Se debe reflexionar acerca del verdadero valor de las cosas, más allá de las jerarquías y de los egos impuestos por la sociedad
Esa anécdota expone cómo el egocentrismo arroja al ser humano a un pozo construido por el apego a sus pensamientos, carencias, inseguridades, frustraciones, creencias y emociones negativas; que lo llevan a actuar desde el ego, un manto venenoso que ilusiona a los humanos con su regencia, frente a sus pares, la raíz dominante que germina con la creación de sentimientos de insuficiencia y envidia.
El ego está asociado a la soberbia o la pedantería y tiene su origen en la autoestima. A través de los siglos, estudiosos del comportamiento y la existencia humana han identificado que la presencia de egos trae efectos nocivos para la sociedad, su influencia negativa en la química de las organizaciones limita la productividad y el potencial de mejora. El ego destruye las oportunidades de crecimiento de los colectivos sociales al esconder los fracasos y las decepciones.
Ese “falso yo” origina la desconexión con los otros, extingue la empatía a partir de esa lucha constante entre lo que se desea, y lo que la organización, la comunidad y la sociedad demanda de sus individuos, especialmente del líder, en una batalla desenfrenada entre las experiencias, preferencias, planes y proyectos personales y grupales.
En las organizaciones es fundamental generar procesos que beneficien a la mayoría de sus integrantes para mejorar la productividad y la armonía en el sitio de trabajo. Una de las claves es no rendirse a los propios deseos, preferencias, gustos y hasta caprichos, y comenzar a conectar con los sentimientos de los demás.

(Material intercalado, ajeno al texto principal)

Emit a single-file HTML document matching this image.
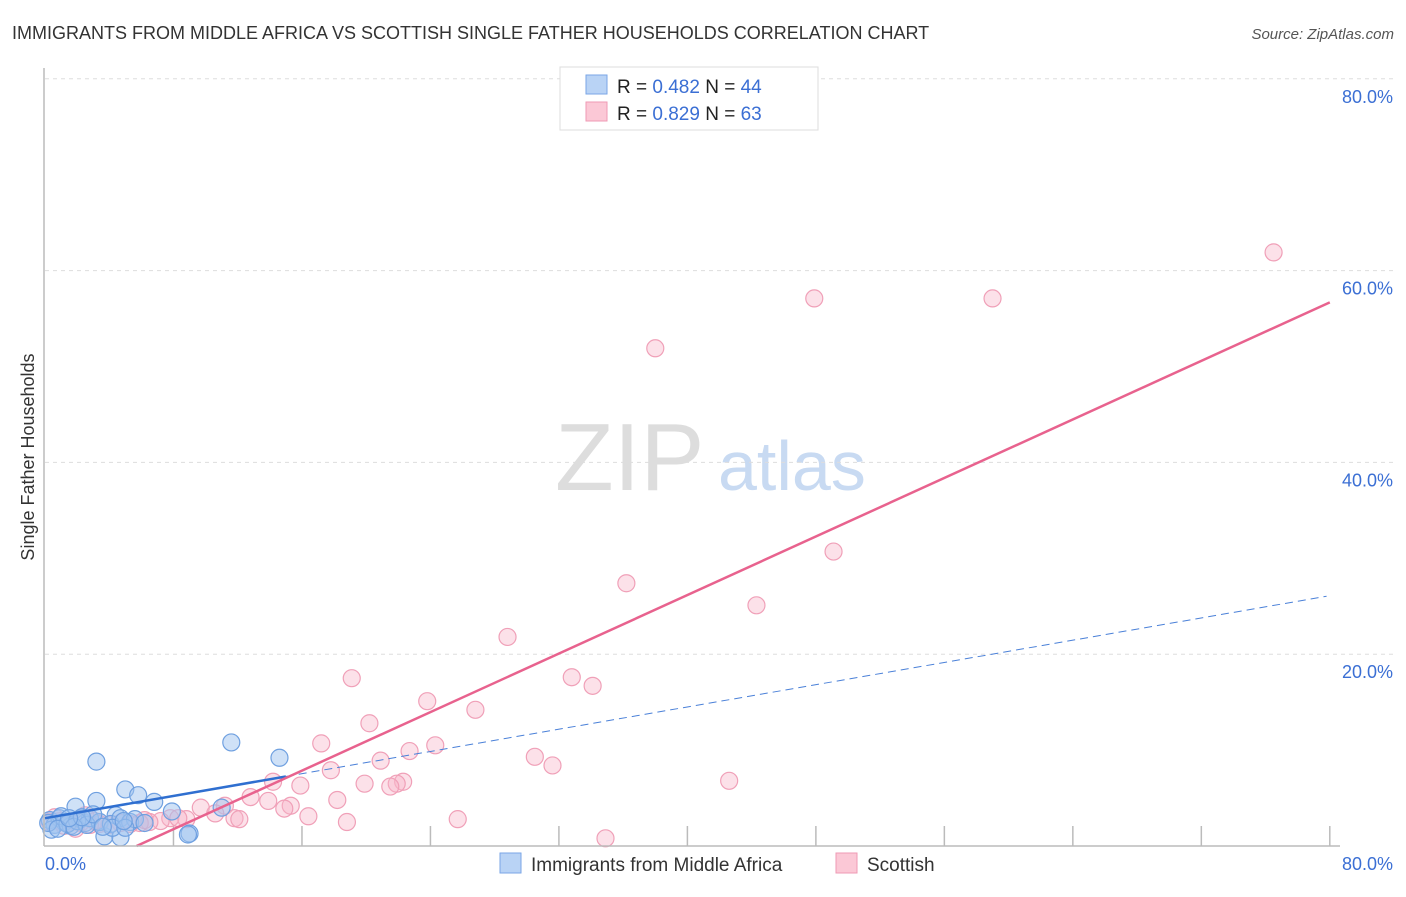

Es necesario que los colaboradores del equipo se centren en objetivos comunes y trabajen para lograrlos, en lugar de competir entre ellos, y en cuanto al líder es preciso ser empático para entender que el propósito del colectivo es superior a las agendas personales. Se debe reflexionar acerca del verdadero valor de las cosas, más allá de las jerarquías y de los egos impuestos por la sociedad, y recordar siempre la premisa que no es más importante el poderoso, sino el humilde y bondadoso, y quien aporta a la construcción de comunidad.